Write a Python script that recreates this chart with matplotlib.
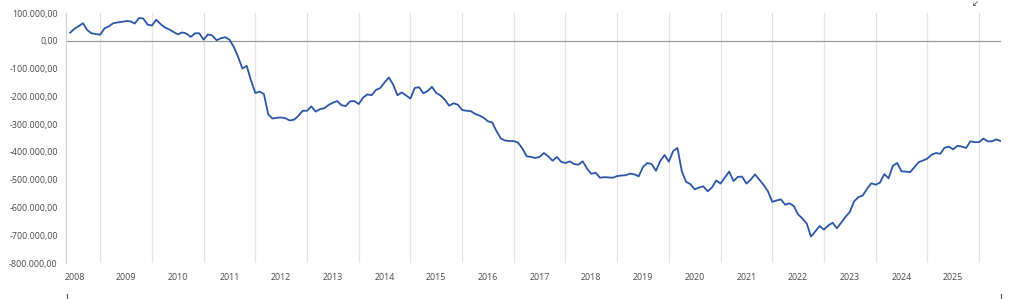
import matplotlib
matplotlib.use("Agg")
import matplotlib.pyplot as plt
from matplotlib.lines import Line2D
from matplotlib.ticker import FuncFormatter

# monthly values (thousands), Jan 2008 .. Jan 2026
values_k = [
    29, 43, 53, 63, 38, 27, 24, 22, 45, 52, 63, 66,          # 2008
    68, 71, 70, 62, 82, 80, 58, 55, 76, 60, 48, 41,          # 2009
    32, 23, 30, 26, 14, 27, 27, 4, 23, 19, 2, 9,             # 2010
    13, 4, -22, -58, -100, -90, -143, -188, -183, -192, -265, -280,   # 2011
    -277, -276, -279, -287, -284, -270, -252, -252, -236, -255, -246, -243,  # 2012
    -231, -223, -217, -232, -235, -218, -217, -228, -205, -193, -196, -177,  # 2013
    -170, -150, -132, -158, -196, -186, -197, -208, -170, -167, -189, -181,  # 2014
    -166, -188, -197, -212, -234, -225, -230, -249, -252, -253, -263, -269,  # 2015
    -277, -290, -294, -326, -352, -359, -361, -361, -367, -388, -416, -418,  # 2016
    -422, -418, -404, -416, -432, -418, -436, -440, -434, -444, -446, -434,  # 2017
    -460, -479, -475, -493, -491, -492, -493, -487, -485, -484, -478, -481,  # 2018
    -488, -454, -440, -444, -468, -433, -411, -435, -397, -386, -470, -508,  # 2019
    -516, -535, -528, -524, -542, -528, -503, -514, -492, -471, -505, -490,  # 2020
    -489, -514, -500, -481, -500, -519, -542, -580, -575, -571, -590, -585,  # 2021
    -595, -625, -640, -658, -705, -686, -667, -680, -665, -655, -675, -655,  # 2022
    -634, -616, -578, -563, -557, -533, -513, -518, -511, -480, -495, -450,  # 2023
    -440, -470, -471, -473, -455, -437, -431, -424, -410, -404, -407, -385,  # 2024
    -381, -391, -378, -381, -386, -362, -365, -365, -352, -362, -362, -355,  # 2025
    -361,                                                    # 2026
]
values = [v * 1000 for v in values_k]
months = list(range(len(values)))

years = list(range(2008, 2026))
year_label_pos = [12 * k + 1 for k in range(len(years))]
grid_pos = [12 * k + 7 for k in range(len(years))]

y_ticks = list(range(-800000, 100001, 100000))


def de_fmt(v, _pos=None):
    s = f"{abs(v):,.2f}".replace(",", "X").replace(".", ",").replace("X", ".")
    return ("-" if v < 0 else "") + s


plt.rcParams["font.family"] = ["Open Sans", "DejaVu Sans"]

fig = plt.figure(figsize=(10.24, 2.99), dpi=100)
fig.patch.set_facecolor("white")
ax = fig.add_axes([66 / 1024, 1 - 263 / 299, (1001 - 66) / 1024, 250 / 299])

for g in grid_pos:
    ax.axvline(g, color="#e3e3e3", linewidth=0.9, zorder=1)
ax.axhline(0, color="#9a9a9a", linewidth=0.9, zorder=2)

ax.plot(months, values, color="#2c56a8", linewidth=1.3, zorder=3)

ax.set_xlim(-0.95, months[-1] + 0.1)
ax.set_ylim(-800000, 100000)
ax.set_yticks(y_ticks)
ax.yaxis.set_major_formatter(FuncFormatter(de_fmt))
ax.set_xticks(year_label_pos)
ax.set_xticklabels([str(y) for y in years])
ax.tick_params(axis="both", length=0, labelsize=6.4, colors="#4a4a4a")
ax.tick_params(axis="y", pad=6)
ax.tick_params(axis="x", pad=7)

for name in ("top", "right", "bottom"):
    ax.spines[name].set_visible(False)
ax.spines["left"].set_color("#d0d0d0")
ax.spines["left"].set_linewidth(0.9)

# small edge markers under the chart and the expand icon
for xp in (66.5, 1001):
    fig.add_artist(Line2D([xp / 1024, xp / 1024], [0, 5 / 299],
                          color="#555555", linewidth=0.8))
fig.text(975 / 1024, 1 - 4 / 299, "\u2199", fontsize=6, color="#333333",
         ha="center", va="center", family=["DejaVu Sans"])

fig.savefig("out.png", facecolor=fig.get_facecolor())
plt.close(fig)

____________

Please take the lines from the beginning of the data above through the line holding "from matplotlib.ticker import FuncFormatter" and transcribe them exactly, without any pictures.

Write a Python script that recreates this chart with matplotlib.
import matplotlib
matplotlib.use("Agg")
import matplotlib.pyplot as plt
from matplotlib.lines import Line2D
from matplotlib.ticker import FuncFormatter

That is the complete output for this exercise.